A pesar de las inconsistencias y fragilidades de la Fiscalía General de la República, ha sido sujeto a proceso penal el siniestro ex procurador general de la República Jesús Murillo Karam.
Es una buena noticia, pero sólo un primer logro, tambaleante, en un camino de litigio penal que debe cuidarse, institucional y socialmente, para evitar que en este caso, el más delicado que enfrenta el proyecto llamado Cuarta Transformación, haya pifias, confusiones, retrocesos e insuficiencias como en los relacionados con Emilio Lozoya, ex director de Pemex, y Rosario Robles Berlanga, ocupante de dos secretarías de Estado con Enrique Peña Nieto.
Murillo Karam no ha arriado banderas: defiende su fabricación llamada “verdad histórica” y, en consonancia con lo que alegan plumas y micrófonos aliados del peñismo y sucedáneos, afirma, con el cinismo que le es consustancial, que nadie ha podido “tirar” su fabulación.
En este contexto, la demanda de verdad y justicia auténticas, no dosificadas ni acomodadas a conveniencia política actual, convierte el caso de los estudiantes de Ayotzinapa en oportunidad y reto de cambio real en la relación de la sociedad, y el poder emanado democráticamente de ella, con el entramado corrupto e impune de políticos, medios, policías, jueces y militares.
Alejandro Gertz Manero ha dado constantes muestras de incumplimiento de sus obligaciones y de un uso enérgico de sus facultades solamente para asuntos que le interesan. Sería sumamente lesivo para la sociedad que en el caso de Murillo Karam permita o siembre ingredientes que permitan al hidalguense confirmar la impunidad extrema en México.
En otro tema: es obvio que el Presidente de la República puede invitar a quien desee a integrarse a la administración pública federal.

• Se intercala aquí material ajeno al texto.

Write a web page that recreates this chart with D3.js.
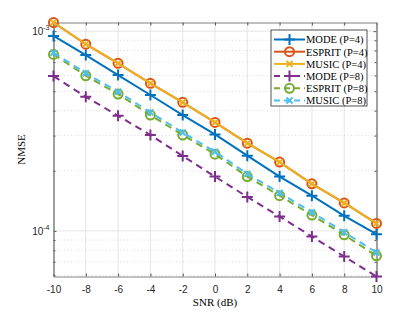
<!DOCTYPE html>
<html>
<head>
<meta charset="utf-8">
<script src="https://cdn.jsdelivr.net/npm/d3@7"></script>
<style>
  body { margin: 0; background: #fff; }
  svg { display: block; }
  .tick-label { font-family: "Liberation Sans", Arial, sans-serif; font-size: 10px; fill: #262626; }
  .serif { font-family: "Liberation Serif", "Times New Roman", serif; fill: #000; }
</style>
</head>
<body>
<svg id="chart" width="415" height="312"></svg>
<script>
// SNR grid (dB)
const snr = [-10, -8, -6, -4, -2, 0, 2, 4, 6, 8, 10];

// NMSE
const modeP4 = [9.47e-4, 7.59e-4, 6.03e-4, 4.79e-4, 3.80e-4, 3.04e-4, 2.38e-4, 1.87e-4, 1.50e-4, 1.19e-4, 9.63e-5];
const espritP4 = [1.105e-3, 8.61e-4, 6.90e-4, 5.48e-4, 4.40e-4, 3.49e-4, 2.75e-4, 2.21e-4, 1.72e-4, 1.38e-4, 1.09e-4];
const musicP4 = [1.105e-3, 8.61e-4, 6.90e-4, 5.48e-4, 4.40e-4, 3.49e-4, 2.75e-4, 2.21e-4, 1.72e-4, 1.38e-4, 1.09e-4];
const modeP8 = [5.96e-4, 4.69e-4, 3.77e-4, 3.02e-4, 2.37e-4, 1.87e-4, 1.48e-4, 1.18e-4, 9.37e-5, 7.44e-5, 5.91e-5];
const espritP8 = [7.65e-4, 5.98e-4, 4.84e-4, 3.80e-4, 3.02e-4, 2.42e-4, 1.87e-4, 1.50e-4, 1.20e-4, 9.55e-5, 7.50e-5];
const musicP8 = [7.80e-4, 6.15e-4, 4.98e-4, 3.92e-4, 3.11e-4, 2.49e-4, 1.93e-4, 1.55e-4, 1.24e-4, 9.85e-5, 7.80e-5];

const seriesNames = ['MODE (P=4)', 'ESPRIT (P=4)', 'MUSIC (P=4)', 'MODE (P=8)', 'ESPRIT (P=8)', 'MUSIC (P=8)'];
const xTicks = [-10, -8, -6, -4, -2, 0, 2, 4, 6, 8, 10];
const yMajor = [1e-4, 1e-3];

const series = [
  {name: seriesNames[0], values: modeP4, color: '#0072BD', marker: 'plus', dash: null},
  {name: seriesNames[1], values: espritP4, color: '#D95319', marker: 'circle', dash: null},
  {name: seriesNames[2], values: musicP4, color: '#EDB120', marker: 'cross', dash: null},
  {name: seriesNames[3], values: modeP8, color: '#7E2F8E', marker: 'plus', dash: '7,5'},
  {name: seriesNames[4], values: espritP8, color: '#77AC30', marker: 'circle', dash: '7,5'},
  {name: seriesNames[5], values: musicP8, color: '#4DBEEE', marker: 'cross', dash: '7,5'}
];

const svg = d3.select('#chart');
const pLeft = 53.5, pRight = 376.5, pTop = 22.5, pBottom = 276.5;

const x = d3.scaleLinear().domain([-10, 10]).range([pLeft, pRight]);
const allVals = series.flatMap(s => s.values);
const y = d3.scaleLog().domain(d3.extent(allVals)).range([pBottom, pTop]);

// minor ticks inside the domain
const minor = [];
[1e-5, 1e-4, 1e-3].forEach(dec => {
  for (let k = 2; k <= 9; k++) {
    const v = k * dec;
    if (v > y.domain()[0] && v < y.domain()[1]) minor.push(v);
  }
});

// grid
const grid = svg.append('g');
grid.selectAll('.vg').data(xTicks.slice(1, -1)).join('line')
  .attr('x1', d => x(d)).attr('x2', d => x(d)).attr('y1', pTop).attr('y2', pBottom)
  .attr('stroke', '#dedede').attr('stroke-width', 0.8);
grid.selectAll('.hg').data(yMajor).join('line')
  .attr('x1', pLeft).attr('x2', pRight).attr('y1', d => y(d)).attr('y2', d => y(d))
  .attr('stroke', '#dedede').attr('stroke-width', 0.8);
grid.selectAll('.mg').data(minor).join('line')
  .attr('x1', pLeft).attr('x2', pRight).attr('y1', d => y(d)).attr('y2', d => y(d))
  .attr('stroke', '#d0d0d0').attr('stroke-width', 0.8).attr('stroke-dasharray', '1,2.5');

// axes: bottom/left with labels, top/right ticks only
const axisColor = '#808080';
const xAxis = svg.append('g').attr('transform', `translate(0,${pBottom})`)
  .call(d3.axisBottom(x).tickValues(xTicks).tickSizeInner(-3).tickSizeOuter(0).tickPadding(9)
    .tickFormat(d => String(d)));
const xTop = svg.append('g').attr('transform', `translate(0,${pTop})`)
  .call(d3.axisTop(x).tickValues(xTicks).tickSizeInner(-3).tickSizeOuter(0).tickFormat(''));
const yAxis = svg.append('g').attr('transform', `translate(${pLeft},0)`)
  .call(d3.axisLeft(y).tickValues(yMajor).tickSizeInner(-3).tickSizeOuter(0).tickFormat(''));
const yRight = svg.append('g').attr('transform', `translate(${pRight},0)`)
  .call(d3.axisRight(y).tickValues(yMajor).tickSizeInner(-3).tickSizeOuter(0).tickFormat(''));
const yMinorL = svg.append('g').attr('transform', `translate(${pLeft},0)`)
  .call(d3.axisLeft(y).tickValues(minor).tickSizeInner(-2).tickSizeOuter(0).tickFormat(''));
const yMinorR = svg.append('g').attr('transform', `translate(${pRight},0)`)
  .call(d3.axisRight(y).tickValues(minor).tickSizeInner(-2).tickSizeOuter(0).tickFormat(''));
[xAxis, xTop, yAxis, yRight, yMinorL, yMinorR].forEach(a => {
  a.select('.domain').attr('stroke', axisColor);
  a.selectAll('.tick line').attr('stroke', '#555');
});
xAxis.selectAll('.tick text').attr('class', 'tick-label').attr('font-family', null).attr('font-size', null);

// y labels as 10^n
yMajor.forEach(v => {
  const t = svg.append('text').attr('class', 'tick-label')
    .attr('x', pLeft - 4).attr('y', y(v) + 4).attr('text-anchor', 'end');
  t.append('tspan').text('10');
  t.append('tspan').attr('dy', -5).attr('font-size', '7px').text(String(Math.round(Math.log10(v))));
});

// axis titles
svg.append('text').attr('class', 'serif').attr('font-size', '11px')
  .attr('x', (pLeft + pRight) / 2).attr('y', 305.5).attr('text-anchor', 'middle').text('SNR (dB)');
svg.append('text').attr('class', 'serif').attr('font-size', '11px')
  .attr('transform', `translate(25,${(pTop + pBottom) / 2}) rotate(-90)`)
  .attr('text-anchor', 'middle').text('NMSE');

// markers
function drawMarker(g, type, color, cx, cy) {
  if (type === 'plus') {
    g.append('path').attr('d', `M${cx - 5.5},${cy}H${cx + 5.5}M${cx},${cy - 5.5}V${cy + 5.5}`)
      .attr('stroke', color).attr('stroke-width', 2).attr('fill', 'none');
  } else if (type === 'circle') {
    g.append('circle').attr('cx', cx).attr('cy', cy).attr('r', 4.5)
      .attr('stroke', color).attr('stroke-width', 2).attr('fill', 'none');
  } else {
    g.append('path').attr('d', `M${cx - 3},${cy - 3}L${cx + 3},${cy + 3}M${cx - 3},${cy + 3}L${cx + 3},${cy - 3}`)
      .attr('stroke', color).attr('stroke-width', 2).attr('fill', 'none');
  }
}

const line = d3.line().x((d, i) => x(snr[i])).y(d => y(d));
const plot = svg.append('g');
series.forEach(s => {
  const g = plot.append('g');
  g.append('path').datum(s.values).attr('d', line)
    .attr('fill', 'none').attr('stroke', s.color).attr('stroke-width', 2)
    .attr('stroke-dasharray', s.dash);
  s.values.forEach((v, i) => drawMarker(g, s.marker, s.color, x(snr[i]), y(v)));
});

// legend
const lg = svg.append('g');
const lx = 271, ly = 30, lw = 96, lh = 76;
lg.append('rect').attr('x', lx).attr('y', ly).attr('width', lw).attr('height', lh)
  .attr('fill', '#fff').attr('stroke', '#262626').attr('stroke-width', 0.8);
series.forEach((s, i) => {
  const cy = ly + 9.5 + i * 12.2;
  lg.append('line').attr('x1', lx + 3).attr('x2', lx + 34).attr('y1', cy).attr('y2', cy)
    .attr('stroke', s.color).attr('stroke-width', 2).attr('stroke-dasharray', s.dash ? '6,4' : null);
  drawMarker(lg, s.marker, s.color, lx + 18.5, cy);
  lg.append('text').attr('class', 'serif').attr('font-size', '10.5px')
    .attr('x', lx + 35).attr('y', cy + 3.8).text(s.name);
});
</script>
</body>
</html>
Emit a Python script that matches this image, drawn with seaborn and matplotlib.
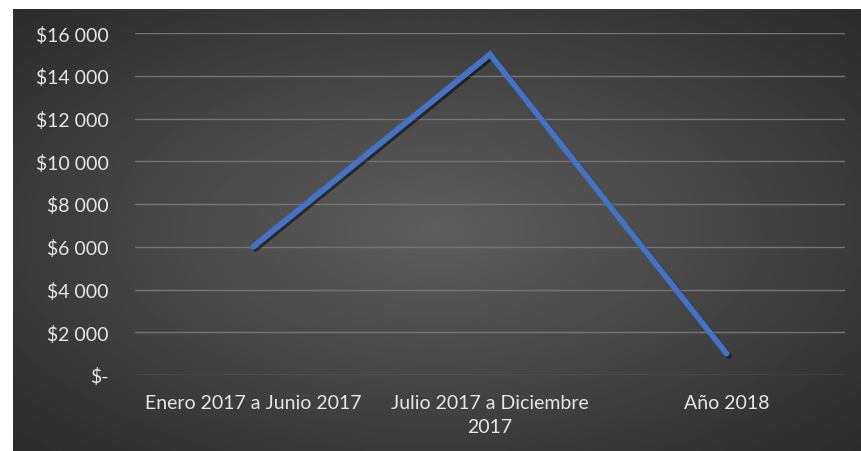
import numpy as np
import pandas as pd
import seaborn as sns
import matplotlib.pyplot as plt
import matplotlib.patheffects as pe

# Data
periodos = ['Enero 2017 a Junio 2017', 'Julio 2017 a Diciembre\n2017', 'Año 2018']
montos = [6000, 15000, 1000]
y_ticks = [0, 2000, 4000, 6000, 8000, 10000, 12000, 14000, 16000]
y_labels = ['$-', '$2 000', '$4 000', '$6 000', '$8 000', '$10 000', '$12 000', '$14 000', '$16 000']

data = pd.DataFrame({'Periodo': periodos, 'Monto': montos})

sns.set_theme(style='dark')
plt.rcParams['font.family'] = ['Lato', 'DejaVu Sans']

W, H = 861, 452
fig = plt.figure(figsize=(W / 100, H / 100), dpi=100)
fig.patch.set_facecolor('white')

# dark gradient background (Excel style)
bg = fig.add_axes([13 / W, 0, 1 - 13 / W, 1 - 10 / H])
yy, xx = np.mgrid[-1:1:200j, -1:1:400j]
r = np.sqrt(xx ** 2 + yy ** 2) / np.sqrt(2)
bg.imshow(0.37 - 0.2 * r, cmap='gray', vmin=0, vmax=1, aspect='auto', extent=[0, 1, 0, 1])
bg.axis('off')

ax = fig.add_axes([135 / W, (H - 376) / H, 710 / W, (376 - 34) / H])
ax.patch.set_alpha(0)
sns.lineplot(data=data, x='Periodo', y='Monto', ax=ax, color='#4472C4', linewidth=4.2,
             solid_capstyle='round', solid_joinstyle='miter', sort=False,
             path_effects=[pe.SimpleLineShadow(offset=(1.5, -1.5), shadow_color='black', alpha=0.5),
                           pe.Normal()])

ax.set_xlim(-0.5, 2.5)
ax.set_ylim(0, 16000)
ax.set_yticks(y_ticks)
ax.set_yticklabels(y_labels)
ax.grid(axis='y', color='#747474', linewidth=1)
ax.grid(axis='x', visible=False)
for s in ax.spines.values():
    s.set_visible(False)
ax.set_xlabel('')
ax.set_ylabel('')
ax.tick_params(axis='both', colors='#e0e0e0', labelsize=14, length=0)
ax.tick_params(axis='y', pad=19)
ax.tick_params(axis='x', pad=14)
for lbl in ax.get_xticklabels() + ax.get_yticklabels():
    lbl.set_color('#e6e6e6')
for lbl in ax.get_xticklabels():
    lbl.set_linespacing(1.45)

fig.savefig('out.png', dpi=100)
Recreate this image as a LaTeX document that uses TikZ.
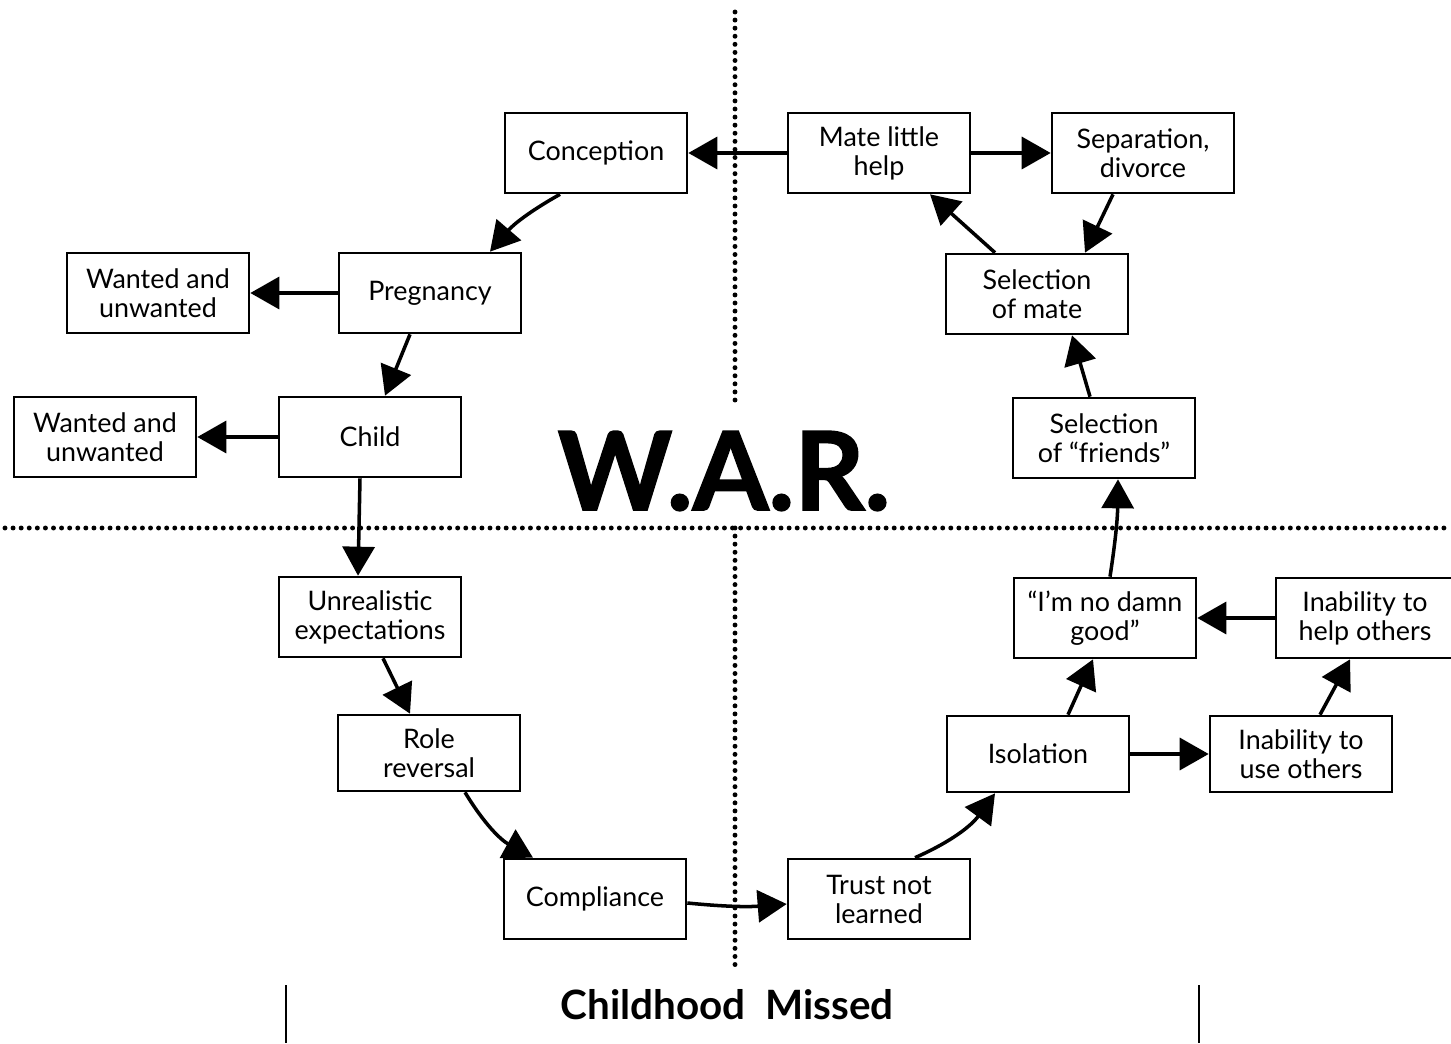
\documentclass[tikz,border=0pt]{standalone}
\usepackage{tikz}
\usetikzlibrary{arrows.meta, positioning}
\usepackage{xcolor}
\usepackage{fontspec}
\setmainfont{Lato}
\newfontfamily\warfont[BoldFeatures={FakeBold=1.6}]{Lato}
\definecolor{inkblack}{RGB}{0, 0, 0}

\begin{document}
\begin{tikzpicture}[
    box/.style={rectangle, draw=inkblack, minimum width=3.64cm, minimum height=1.6cm, align=center, font=\fontsize{15.3}{16.5}\selectfont, line width=1.5pt, inner sep=2pt},
    arrow/.style={-{Triangle[length=5.8mm, width=6.4mm]}, line width=2pt, color=inkblack},
    dotline/.style={line width=2.8pt, line cap=round, dash pattern=on 0pt off 4.6pt, color=inkblack},
]
\useasboundingbox (0, 0) rectangle (29.02, 20.86);

% Dividers
\draw[dotline] (14.70, 20.62) -- (14.70, 12.70);
\draw[dotline] (14.70, 10.30) -- (14.70, 1.56);
\draw[dotline] (0.10, 10.30) -- (29.00, 10.30);

% Title
\node[font=\warfont\fontsize{62}{62}\selectfont\bfseries, inner sep=0pt, anchor=base] (war) at (14.48, 10.66) {W.A.R.};

% Upper left
\node[box] (conception) at (11.92, 17.80) {Conception};
\node[box] (pregnancy) at (8.60, 15.00) {Pregnancy};
\node[box] (wantedA) at (3.16, 15.00) {Wanted and\\unwanted};
\node[box] (child) at (7.40, 12.12) {Child};
\node[box] (wantedB) at (2.10, 12.12) {Wanted and\\unwanted};

% Upper right
\node[box] (mate) at (17.58, 17.80) {Mate little\\help};
\node[box] (separation) at (22.86, 17.80) {Separation,\\divorce};
\node[box] (selmate) at (20.74, 14.98) {Selection\\of mate};
\node[box] (friends) at (22.08, 12.10) {Selection\\of ``friends''};

% Lower left
\node[box] (unreal) at (7.40, 8.52) {Unrealistic\\expectations};
\node[box, minimum height=1.52cm] (role) at (8.58, 5.80) {Role\\reversal};
\node[box] (compliance) at (11.90, 2.88) {Compliance};

% Lower right
\node[box] (trust) at (17.58, 2.88) {Trust not\\learned};
\node[box, minimum height=1.52cm] (isolation) at (20.76, 5.78) {Isolation};
\node[box, minimum height=1.52cm] (useothers) at (26.02, 5.78) {Inability to\\use others};
\node[box] (damngood) at (22.10, 8.50) {``I'm no damn\\good''};
\node[box, minimum width=3.56cm] (helpothers) at (27.30, 8.50) {Inability to\\help others};

% Footer
\node[font=\fontsize{23}{23}\selectfont\bfseries] (missed) at (14.54, 0.76) {Childhood\ \ Missed};
\draw[line width=1.3pt] (5.72, 1.16) -- (5.72, 0);
\draw[line width=1.3pt] (23.98, 1.16) -- (23.98, 0);

% Cycle
\draw[arrow] ([xshift=-0.72cm]conception.south) to[bend right=10] ([xshift=1.2cm]pregnancy.north);
\draw[arrow] ([xshift=-0.4cm]pregnancy.south) -- ([xshift=0.3cm]child.north);
\draw[arrow] (pregnancy.west) -- (wantedA.east);
\draw[arrow] (child.west) -- (wantedB.east);
\draw[arrow] ([xshift=-0.2cm]child.south) -- ([xshift=-0.24cm]unreal.north);
\draw[arrow] ([xshift=0.26cm]unreal.south) -- ([xshift=-0.38cm]role.north);
\draw[arrow] ([xshift=0.72cm]role.south) to[bend right=15] ([xshift=-1.24cm]compliance.north);
\draw[arrow] ([yshift=-0.08cm]compliance.east) to[bend right=5] ([yshift=-0.1cm]trust.west);
\draw[arrow] ([xshift=0.72cm]trust.north) to[bend right=15] ([xshift=-0.86cm]isolation.south);
\draw[arrow] ([xshift=0.6cm]isolation.north) -- ([xshift=-0.24cm]damngood.south);
\draw[arrow] (isolation.east) -- (useothers.west);
\draw[arrow] ([xshift=0.38cm]useothers.north) -- ([xshift=-0.3cm]helpothers.south);
\draw[arrow] (helpothers.west) -- (damngood.east);
\draw[arrow] ([xshift=0.1cm]damngood.north) to[bend right=4] ([xshift=0.28cm]friends.south);
\draw[arrow] ([xshift=-0.28cm]friends.north) -- ([xshift=0.7cm]selmate.south);
\draw[arrow] ([xshift=-0.84cm]selmate.north) -- ([xshift=1.02cm]mate.south);
\draw[arrow] ([xshift=-0.6cm]separation.south) -- ([xshift=0.96cm]selmate.north);
\draw[arrow] (mate.west) -- (conception.east);
\draw[arrow] (mate.east) -- (separation.west);

\end{tikzpicture}
\end{document}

Ha de suponerse que, al convidar a alguien a compartir la grave responsabilidad de gobernar, el invitador debería procurar afinidades y compromisos con las políticas que le llevaron al poder, sobre todo si lo que se busca es la regeneración nacional.
Resulta muy difícil conciliar los propósitos de la llamada Cuarta Transformación con la más reciente adquisición anunciada por el presidente Andrés Manuel López Obrador: ni más ni menos que Carlos Joaquín González, miembro de la familia que largamente ha concentrado el poder político y económico en Quintana Roo, entidad que ha sido gobernada por Pedro Joaquín Coldwell (medio hermano de Carlos, hijos ambos del poderoso empresario de ascendencia libanesa Nassim Joaquín Ibarra, ya fallecido) y donde otra hermana, Addy Joaquín Coldwell, fue diputada y senadora, con carrera primero en el Revolucionario Institucional y luego en Acción Nacional.
Carlos Joaquín González es de alguna manera una hechura o herencia de Enrique Peña Nieto, durante cuya administración fue subsecretario federal de Turismo. En 2016, con Roberto Borge como gobernador por salir, éste y el ex gobernador Félix González Canto maniobraron para cerrarle el paso a Joaquín González, ante lo cual Los Pinos usó las siglas de alquiler del Partido de la Revolución Democrática para urdir, en alianza con Acción Nacional, una candidatura “del cambio”, “contra el PRI”.
No hay razones sensatas para que Carlos Joaquín pueda ser agregado ahora a la plantilla obradorista: sus cuentas como gobernador son malas, tirando a pésimas, cada vez peor aquella entidad. El único “mérito” para darle pase a la impunidad es que, como en otros estados del país con procesos electorales, favoreció el triunfo de Morena, con María Elena Hermelinda Lezama Espinosa, conocida como Mara Lezama, como candidata triunfadora, ya en vías de tomar posesión.
El pago de favores electorales a gobernadores salientes constituye un virtual salvoconducto político y judicial: los morenistas entrantes no pueden sostener investigaciones ni procesos por corrupción u otros hechos delictivos contra los antecesores, porque al dejar éstos el cargo quedaron protegidos por la voluntad presidencial, contra la cual tales morenistas prefieren no ir. Mala cosa. ¡Hasta mañana!